闇将軍の手持ちカードは豊富だ。今はテスト期間中の若い見習生をじっくりと観察しているところだろう。メガネに叶わなければ斬り捨てるだけだ。手持ちの候補者はいくらでもいる。だが、東西南北研究所の見方はこうだ。
国際的信用と人気度は現在テインセイン大統領に集中している。このカードを廃棄する必要はまったくない。しかも、本人は心臓に欠陥がありシンガポールでバイパス手術を受けている。跡取りの息子はなく、慎み深い妻と娘たちは決して目立ちたがり屋ではなく、商売に色気を示してもいない。だったら、本人が倒れるまで大統領を継続させるという代案を闇将軍が描いたとしても不思議ではない。
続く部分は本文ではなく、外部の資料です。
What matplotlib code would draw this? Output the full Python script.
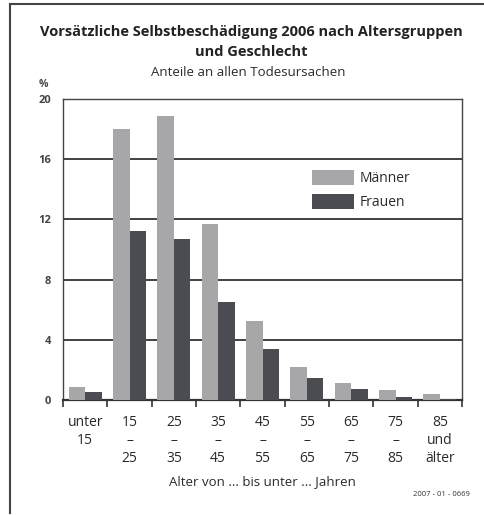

永田町でも、ネイピードでも、一寸先は闇という言葉がお似合いだ。
そしてもうひとつ見逃してならない大問題はこの闇将軍が、テインセイン大統領(69歳)よりもはるかに年長の80歳代半ばであるという事実だ。どんな名医でも、星占いの大家でも、人生の命運を左右することはできない。諸行無常の琵琶の音が響くときが何時かはやってくる。隣国のタイとは異なるパワー闘争が始まるかもしれない。
ミャンマーの現在史の中で、シュエマンが、スーチーが、ミンアウンラインが、そしてテインセインが、その時どう動くか?
頭髪の抜け毛を国会で審議できるほど、このミャンマーは平和で安定した国家に成長したことを、野次馬としてもう一度噛み締めてみたい。